Last week, at the first public hearing of the city’s Uniform Land Use Review Procedure process (ULURP), area residents raised rallying cries of “Don’t block the clock!” and “Save our sunlight!” Meeting attendees—including community board members, elected officials, and neighbors, in addition to representatives of Alloy Development and the New York City Educational Construction Fund, which is building the proposed schools—filled St. Francis College auditorium in Brooklyn Heights on March 28. Testimony went into overtime as citizens voiced their objections to the project’s scale and density, a shortage of school seats, inadequate affordable housing (200 of the projected 900 apartments), overburdened transit, and other concerns, from trash to rats. State Senator Velmanette Montgomery went so far as to say, “The character and spirit of our neighborhoods are dying, and 80 Flatbush is killing it,” drawing sustained cheers and applause.
Alloy Development seeks rezoning for the irregular quadrilateral site to triple the allowable floor area ratio (FAR). Jared Della Valle, CEO of the Brooklyn-based development group, was met with hissing as he touted public benefits and changes already made to the design as a result of earlier community input (setbacks, street walls, partial masonry construction in lieu of glass), but he stood fast on Alloy’s intended FAR.
Construction has proceeded without this level of furor on other residential and office towers along Flatbush, including the 720-foot, 68-story Kohn Pederson Fox-designed Brooklyn Point, now under construction by Extell, and SHoP’s 78-story tower 9 DeKalb, a project of JDS Development Group, which will exceed 1,000 feet by its completion in 2020. Those two projects are situated on the westernmost section of Flatbush Avenue, which has long been a heavily trafficked commercial thoroughfare.

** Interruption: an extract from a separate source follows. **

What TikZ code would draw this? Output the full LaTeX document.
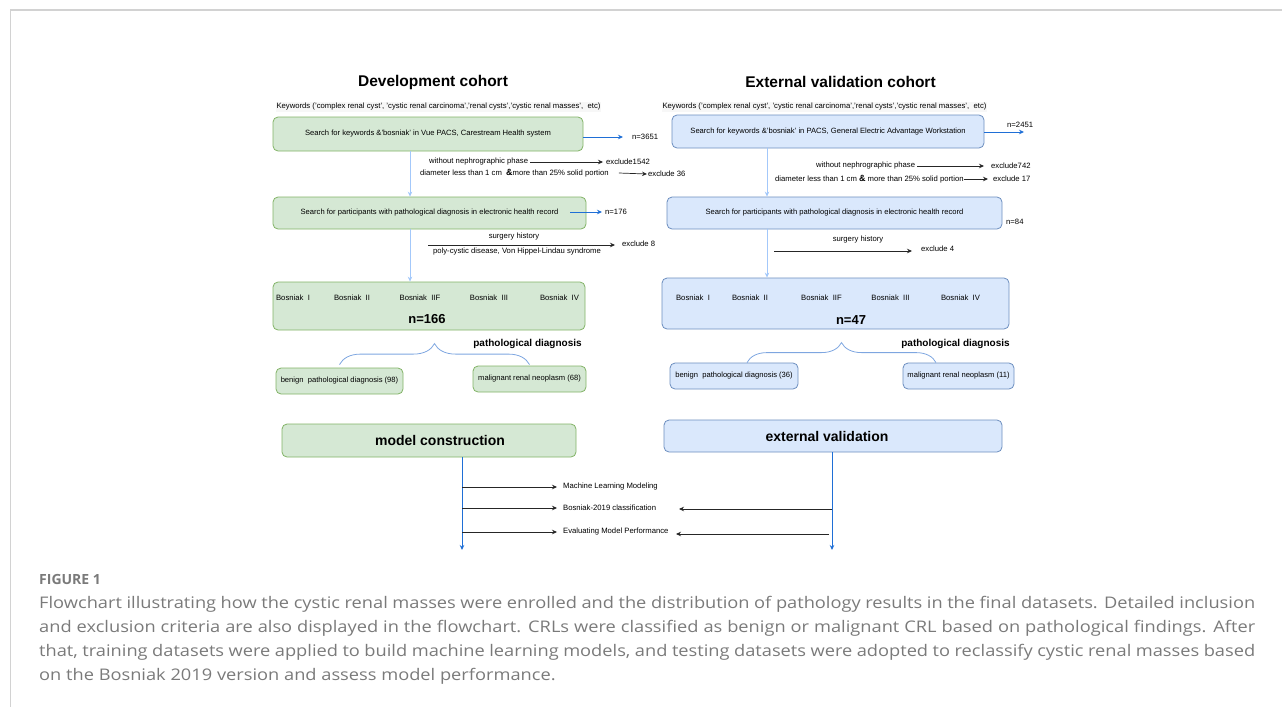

But where the diagonal avenue limns the brownstone neighborhoods of Boerum Hill and Fort Greene—where 80 Flatbush is planned—neighbors and other well-organized pioneers of gentrification are up in arms. As ULURP grinds forward over the next several months with additional meetings, hearings, and votes of the Land Use Committee, Community Board, Borough President’s Office and City Planning Commission, the most active of the community groups, the Boerum Hill Association (BHA), will lead the charge on behalf a coalition of brownstone communities, also including Park Slope and Brooklyn Heights. “We’re all concerned about the precedent of Manhattan-style density moving to Brooklyn,” says Howard Kolins, longtime president of the BHA. “I applaud Alloy for being willing to tweak the design, but there needs to be a new paradigm for Brooklyn, not just replicating Manhattan business district zoning.” As for what the ultimate outcome regarding 80 Flatbush is likely to be, says Kolins, “That I can’t tell you.”